**What is required**
Your output is the lines from the first one to the one containing "8.9, 20.5, 39.61]", repeated exactly, with images left out.

**Information shown**
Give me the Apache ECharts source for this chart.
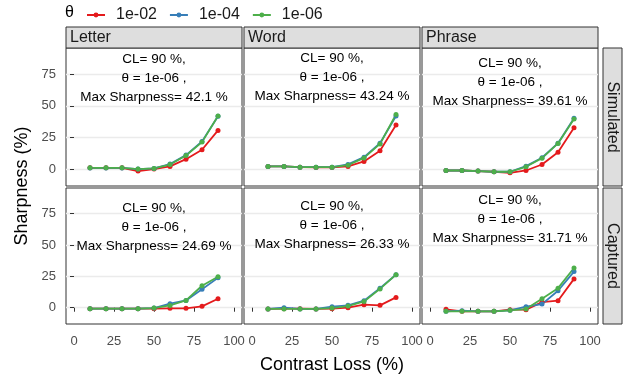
<!DOCTYPE html>
<html>
<head>
<meta charset="utf-8">
<script src="https://cdn.jsdelivr.net/npm/echarts@6/dist/echarts.min.js"></script>
<style>
  html, body { margin: 0; padding: 0; background: #fff; }
  #chart { width: 624px; height: 381px; }
</style>
</head>
<body>
<div id="chart"></div>
<script>
// contrast loss levels (x) shared by every panel
const contrastLoss = [10, 20, 30, 40, 50, 60, 70, 80, 90]
const thetas = ['1e-02', '1e-04', '1e-06']
const thetaColors = ['#E41A1C', '#377EB8', '#4DAF4A']
const textTypes = ['Letter', 'Word', 'Phrase']
const sources = ['Simulated', 'Captured']
const xTicks = [0, 25, 50, 75, 100]
const yTicks = [0, 25, 50, 75]

// Simulated row
const letterSim1e02 = [1.3, 1.3, 1.3, -1.3, 0.3, 2.4, 8.1, 15.5, 30.7]
const letterSim1e04 = [1.2, 1.2, 1.2, 0.3, 0.8, 4.2, 11.3, 22.0, 41.8]
const letterSim1e06 = [1.3, 1.3, 1.3, 0.3, 0.8, 3.9, 11.0, 21.5, 42.1]
const wordSim1e02 = [2.4, 2.4, 1.8, 1.6, 1.6, 2.4, 6.3, 14.7, 34.9]
const wordSim1e04 = [2.4, 2.4, 1.8, 1.8, 1.8, 4.0, 9.7, 20.6, 42.0]
const wordSim1e06 = [2.4, 2.4, 1.8, 1.8, 1.8, 3.4, 9.1, 20.1, 43.24]
const phraseSim1e02 = [-0.8, -0.8, -1.3, -1.8, -2.6, -0.8, 3.9, 13.6, 32.8]
const phraseSim1e04 = [-0.8, -0.8, -1.3, -1.8, -1.8, 2.6, 9.2, 20.7, 40.2]
const phraseSim1e06 = [-0.8, -0.8, -1.3, -1.8, -1.8, 2.1, 8.9, 20.5, 39.61]

// Captured row
const letterCap1e02 = [-0.8, -0.8, -0.8, -0.8, -0.8, -0.5, -0.5, 1.1, 7.1]
const letterCap1e04 = [-0.8, -0.8, -0.8, -0.8, -0.3, 3.2, 5.8, 14.8, 23.8]
const letterCap1e06 = [-0.8, -0.8, -0.8, -0.8, -0.3, 1.8, 5.8, 17.5, 24.69]
const wordCap1e02 = [-1.0, -0.8, -0.8, -1.0, -0.8, 0.0, 2.4, 1.9, 8.2]
const wordCap1e04 = [-1.0, 0.0, -1.0, -1.0, 0.8, 1.9, 5.6, 15.6, 26.3]
const wordCap1e06 = [-1.0, -1.0, -1.0, -1.0, -0.3, 1.3, 5.0, 15.0, 26.33]
const phraseCap1e02 = [-1.3, -2.9, -2.9, -2.9, -1.6, -1.6, 4.5, 5.6, 23.0]
const phraseCap1e04 = [-2.9, -2.4, -2.9, -2.9, -2.1, 0.8, 2.9, 13.5, 28.8]
const phraseCap1e06 = [-2.9, -2.9, -2.9, -2.9, -2.1, -1.1, 7.1, 15.6, 31.71]

// max sharpness shown in each panel's note (theta = 1e-06, CL = 90 %)
const maxSharpSim = ['42.1', '43.24', '39.61']
const maxSharpCap = ['24.69', '26.33', '31.71']

const panelData = [
  [
    [letterSim1e02, letterSim1e04, letterSim1e06],
    [wordSim1e02, wordSim1e04, wordSim1e06],
    [phraseSim1e02, phraseSim1e04, phraseSim1e06],
  ],
  [
    [letterCap1e02, letterCap1e04, letterCap1e06],
    [wordCap1e02, wordCap1e04, wordCap1e06],
    [phraseCap1e02, phraseCap1e04, phraseCap1e06],
  ],
]
const maxLabels = [maxSharpSim, maxSharpCap]

const FONT = "'Liberation Sans', Arial, sans-serif"
const colLeft = [66, 244, 422]
const colWidth = 176
const rowTop = [48, 188]
const rowHeight = [138, 136]
const noteOffset = [29.3, 39.2]

const chart = echarts.init(document.getElementById('chart'))

const grids = []
const xAxes = []
const yAxes = []
const series = []

sources.forEach((src, r) => {
  textTypes.forEach((name, c) => {
    const gi = grids.length
    const isBottom = r === sources.length - 1
    const isLeft = c === 0
    grids.push({
      left: colLeft[c],
      top: rowTop[r],
      width: colWidth,
      height: rowHeight[r],
      show: true,
      backgroundColor: '#fff',
      borderColor: '#333',
      borderWidth: 1,
    })
    xAxes.push({
      gridIndex: gi,
      type: 'value',
      min: -5,
      max: 105,
      axisLine: { show: false },
      axisTick: {
        show: isBottom,
        customValues: xTicks,
        length: 4,
        lineStyle: { color: '#333' },
      },
      axisLabel: {
        show: isBottom,
        customValues: xTicks,
        color: '#4D4D4D',
        fontSize: 13,
        fontFamily: FONT,
        margin: 11,
      },
      splitLine: { show: false },
    })
    yAxes.push({
      gridIndex: gi,
      type: 'value',
      min: -13,
      max: 95.5,
      axisLine: { show: false },
      axisTick: {
        show: isLeft,
        customValues: yTicks,
        length: 4,
        lineStyle: { color: '#333' },
      },
      axisLabel: {
        show: isLeft,
        customValues: yTicks,
        color: '#4D4D4D',
        fontSize: 13,
        fontFamily: FONT,
        margin: 10,
      },
      splitLine: { show: true, lineStyle: { color: '#EBEBEB', width: 1.3 } },
    })

    const rows = panelData[r][c]
    rows.forEach((vals, k) => {
      const s = {
        name: thetas[k],
        type: 'line',
        xAxisIndex: gi,
        yAxisIndex: gi,
        data: contrastLoss.map((x, i) => [x, vals[i]]),
        symbol: 'circle',
        symbolSize: 5,
        color: thetaColors[k],
        lineStyle: { width: 1.8 },
        animation: false,
      }
      if (k === thetas.length - 1) {
        const peak = Math.max(...vals)
        s.markPoint = {
          silent: true,
          symbol: 'circle',
          symbolSize: 1,
          itemStyle: { color: 'rgba(0,0,0,0)' },
          label: {
            show: true,
            position: 'inside',
            color: '#000',
            fontSize: 13.5,
            lineHeight: 19,
            fontFamily: FONT,
            align: 'center',
            verticalAlign: 'middle',
            formatter: 'CL= 90 %,\nθ = 1e-06 ,\nMax Sharpness= ' + maxLabels[r][c] + ' %',
          },
          data: [{ coord: [50, peak + noteOffset[r]] }],
        }
      }
      series.push(s)
    })
  })
})

// facet strips, axis titles and legend title
const graphics = []
textTypes.forEach((name, c) => {
  graphics.push({
    type: 'rect',
    shape: { x: colLeft[c], y: 27, width: colWidth, height: 21 },
    style: { fill: '#DEDEDE', stroke: '#333', lineWidth: 1 },
  })
  graphics.push({
    type: 'text',
    x: colLeft[c] + 4,
    y: 38,
    style: {
      text: name,
      font: '16px ' + FONT,
      fill: '#1A1A1A',
      textVerticalAlign: 'middle',
    },
  })
})
sources.forEach((src, r) => {
  graphics.push({
    type: 'rect',
    shape: { x: 603, y: rowTop[r], width: 19, height: rowHeight[r] },
    style: { fill: '#DEDEDE', stroke: '#333', lineWidth: 1 },
  })
  graphics.push({
    type: 'text',
    x: 612.5,
    y: rowTop[r] + rowHeight[r] / 2,
    rotation: -Math.PI / 2,
    style: {
      text: src,
      font: '16px ' + FONT,
      fill: '#1A1A1A',
      textAlign: 'center',
      textVerticalAlign: 'middle',
    },
  })
})
graphics.push({
  type: 'text',
  x: 22,
  y: 186,
  rotation: Math.PI / 2,
  style: {
    text: 'Sharpness (%)',
    font: '18px ' + FONT,
    fill: '#000',
    textAlign: 'center',
    textVerticalAlign: 'middle',
  },
})
graphics.push({
  type: 'text',
  x: 332,
  y: 365,
  style: {
    text: 'Contrast Loss (%)',
    font: '18px ' + FONT,
    fill: '#000',
    textAlign: 'center',
    textVerticalAlign: 'middle',
  },
})
graphics.push({
  type: 'text',
  x: 65,
  y: 13,
  style: {
    text: 'θ',
    font: '16px ' + FONT,
    fill: '#000',
    textVerticalAlign: 'middle',
  },
})

chart.setOption({
  animation: false,
  backgroundColor: '#fff',
  legend: {
    data: thetas,
    left: 81,
    top: 2,
    itemWidth: 18,
    itemHeight: 6,
    itemGap: 12,
    textStyle: { fontSize: 16, fontFamily: FONT, color: '#1A1A1A', padding: [0, 0, 0, 6] },
  },
  grid: grids,
  xAxis: xAxes,
  yAxis: yAxes,
  series: series,
  graphic: graphics,
})
</script>
</body>
</html>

**Correct output**
Give me the Apache ECharts source for this chart.
<!DOCTYPE html>
<html>
<head>
<meta charset="utf-8">
<script src="https://cdn.jsdelivr.net/npm/echarts@6/dist/echarts.min.js"></script>
<style>
  html, body { margin: 0; padding: 0; background: #fff; }
  #chart { width: 624px; height: 381px; }
</style>
</head>
<body>
<div id="chart"></div>
<script>
// contrast loss levels (x) shared by every panel
const contrastLoss = [10, 20, 30, 40, 50, 60, 70, 80, 90]
const thetas = ['1e-02', '1e-04', '1e-06']
const thetaColors = ['#E41A1C', '#377EB8', '#4DAF4A']
const textTypes = ['Letter', 'Word', 'Phrase']
const sources = ['Simulated', 'Captured']
const xTicks = [0, 25, 50, 75, 100]
const yTicks = [0, 25, 50, 75]

// Simulated row
const letterSim1e02 = [1.3, 1.3, 1.3, -1.3, 0.3, 2.4, 8.1, 15.5, 30.7]
const letterSim1e04 = [1.2, 1.2, 1.2, 0.3, 0.8, 4.2, 11.3, 22.0, 41.8]
const letterSim1e06 = [1.3, 1.3, 1.3, 0.3, 0.8, 3.9, 11.0, 21.5, 42.1]
const wordSim1e02 = [2.4, 2.4, 1.8, 1.6, 1.6, 2.4, 6.3, 14.7, 34.9]
const wordSim1e04 = [2.4, 2.4, 1.8, 1.8, 1.8, 4.0, 9.7, 20.6, 42.0]
const wordSim1e06 = [2.4, 2.4, 1.8, 1.8, 1.8, 3.4, 9.1, 20.1, 43.24]
const phraseSim1e02 = [-0.8, -0.8, -1.3, -1.8, -2.6, -0.8, 3.9, 13.6, 32.8]
const phraseSim1e04 = [-0.8, -0.8, -1.3, -1.8, -1.8, 2.6, 9.2, 20.7, 40.2]
const phraseSim1e06 = [-0.8, -0.8, -1.3, -1.8, -1.8, 2.1, 8.9, 20.5, 39.61]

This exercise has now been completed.